One minor Scala change is necessary, though: We need to touch the Scala implementation of the Pattern
class (in flink-cep
). Pattern
requires a new method getWindowDuration
that replaces getWindowTime
to offer a method with Duration
as the return type. Flink ensures API parity between Java and Scala for the Pattern
class through PatternScalaAPICompletenessTest
. We need to extend the Scala implementation of the Pattern
class to make this check succeed in Flink 1.x. An alternative approach would have been to add an exclusion to the PatternScalaAPICompletenessTest
. Adding the method to a deprecated API sounded like the easier option.
[5] https://cwiki.apache.org/confluence/display/FLINK/FLIP-265+Deprecate+and+remove+Scala+API+support
Proposed Changes
Deprecation Step
Both Time classes will two additional methods:
- Static method toDuration(@Nullable Time) that’s used in cases where it’s not clear whether null was properly handled in the past. A passed null value will result in a null value to be returned.
- Member method toDuration() that’s used in cases where we’re sure that null isn’t allowed.
Method overloading
Method overloading for methods with Time parameter will be applied. The new method will utilize Duration instead of Time. The actual method logic will be moved into the new method. The old method (with Time parameter(s)) will be marked as deprecated. The JavaDoc will be extended by a @deprecated tag pointing to the new method.
Methods with Time return type
We need to come up with a reasonable method name for the new method (returning Duration) that’s as close as possible to the existing one. Otherwise, deprecation will be handled in the same way as in the Method overloading step.
Only the artifacts unrelated to the internal timeout management will be marked as deprecated and affected by the refactoring in the deprecation step.
API Cleanup Step
The Time classes will be removed in 2.0. Any affected code will be migrated to java.time.Duration. Deprecated methods will be removed.

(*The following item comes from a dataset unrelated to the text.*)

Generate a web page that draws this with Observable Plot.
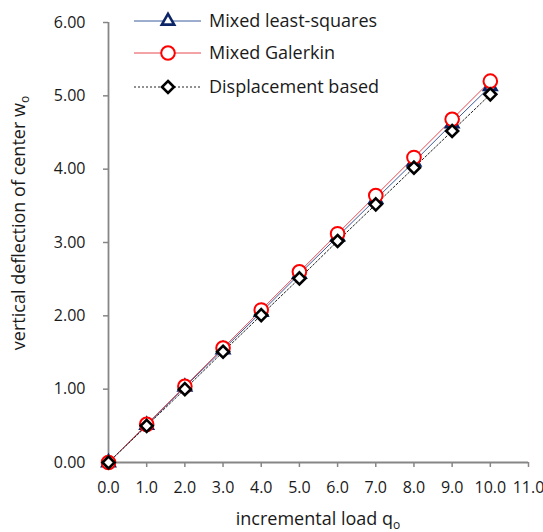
<!DOCTYPE html>
<html><head><meta charset="utf-8">
<script src="https://cdn.jsdelivr.net/npm/d3@7"></script>
<script src="https://cdn.jsdelivr.net/npm/@observablehq/plot@0.6"></script>
<style>body{margin:0;background:#fff;} #chart{width:543px;height:532px;}</style>
</head><body><div id="chart"></div>
<script>
const loads = [0, 1, 2, 3, 4, 5, 6, 7, 8, 9, 10];
const mixedLeastSquares = [0, 0.51, 1.03, 1.54, 2.05, 2.57, 3.08, 3.59, 4.10, 4.62, 5.13];
const mixedGalerkin = [0, 0.52, 1.04, 1.56, 2.08, 2.60, 3.12, 3.64, 4.16, 4.68, 5.20];
const displacementBased = [0, 0.50, 1.00, 1.51, 2.01, 2.51, 3.02, 3.52, 4.02, 4.52, 5.02];
const xTicks = [0, 1, 2, 3, 4, 5, 6, 7, 8, 9, 10, 11];
const yTicks = [0, 1, 2, 3, 4, 5, 6];
const seriesNames = ["Mixed least-squares", "Mixed Galerkin", "Displacement based"];

const styles = [
  {line: "#3b5a9a", dash: null, symbol: "triangle", r: 4.6, mk: "#0b2566", sw: 2.6},
  {line: "#e8484f", dash: null, symbol: "circle", r: 6.8, mk: "#ff0000", sw: 2},
  {line: "#222222", dash: "2,2", symbol: "diamond2", r: 5.4, mk: "#000000", sw: 2.6}
];
const values = [mixedLeastSquares, mixedGalerkin, displacementBased];
const series = values.map(v => loads.map((x, i) => ({x, y: v[i]})));

const marks = [
  Plot.axisX(xTicks, {tickSize: 5, tickPadding: 14, stroke: "#868686", strokeWidth: 1.5, fill: "#1a1a1a", tickFormat: d => d.toFixed(1), label: null, fontSize: 16}),
  Plot.axisY(yTicks, {tickSize: 5, tickPadding: 18, stroke: "#868686", strokeWidth: 1.5, fill: "#1a1a1a", tickFormat: d => d.toFixed(2), label: null, fontSize: 16}),
  Plot.ruleX([0], {stroke: "#868686", strokeWidth: 1.8}),
  Plot.ruleY([0], {stroke: "#868686", strokeWidth: 1.8})
];
series.forEach((s, k) => {
  marks.push(Plot.line(s, {x: "x", y: "y", stroke: styles[k].line, strokeWidth: 1, strokeDasharray: styles[k].dash}));
});
series.forEach((s, k) => {
  marks.push(Plot.dot(s, {x: "x", y: "y", symbol: styles[k].symbol, r: styles[k].r, stroke: styles[k].mk, strokeWidth: styles[k].sw, fill: "white"}));
});

const plot = Plot.plot({
  width: 543, height: 532,
  marginLeft: 108, marginRight: 15, marginTop: 22, marginBottom: 70,
  style: {fontFamily: "Open Sans", fontSize: "16px", color: "#1a1a1a", background: "#fff"},
  x: {domain: [0, 11]},
  y: {domain: [0, 6]},
  marks
});
document.getElementById("chart").appendChild(plot);

// titles and legend
const svg = d3.select(plot);
const g = svg.append("g").attr("font-family", "Open Sans").attr("fill", "#1a1a1a");
const xt = g.append("text").attr("x", 318).attr("y", 525).attr("text-anchor", "middle").attr("font-size", 18);
xt.append("tspan").text("incremental load q");
xt.append("tspan").attr("font-size", 12).attr("dy", 4).text("o");
const yt = g.append("text").attr("transform", "translate(25,223) rotate(-90)").attr("text-anchor", "middle").attr("font-size", 18);
yt.append("tspan").text("vertical deflection of center w");
yt.append("tspan").attr("font-size", 12).attr("dy", 4).text("o");

const lg = g.append("g");
const rowsY = [21, 53, 87];
seriesNames.forEach((name, k) => {
  const st = styles[k];
  const y = rowsY[k];
  lg.append("line").attr("x1", 134).attr("x2", 201).attr("y1", y).attr("y2", y)
    .attr("stroke", st.line).attr("stroke-width", 1).attr("stroke-dasharray", st.dash);
  const sym = {triangle: d3.symbolTriangle, circle: d3.symbolCircle, diamond2: d3.symbolDiamond2}[st.symbol];
  lg.append("path").attr("transform", `translate(168,${y})`)
    .attr("d", d3.symbol(sym, Math.PI * st.r * st.r)())
    .attr("fill", "white").attr("stroke", st.mk).attr("stroke-width", st.sw);
  lg.append("text").attr("x", 209).attr("y", y).attr("dy", "0.35em").attr("text-anchor", "start").attr("font-size", 18).text(name);
});
</script>
</body></html>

Compatibility, Deprecation, and Migration Plan
The migration plan is covered in the Proposed Changes section.
Test Plan
- Visual verification of affected classes
- CI should succeed
Rejected Alternatives
Using long as an alternative for timeouts
We could switch to long for some of the use cases (e.g. the timeout handling). I don’t see any real advantage of doing this, though. Duration, in contrast, has the advantage of having the time unit encoded in the class itself which improves readability of the code.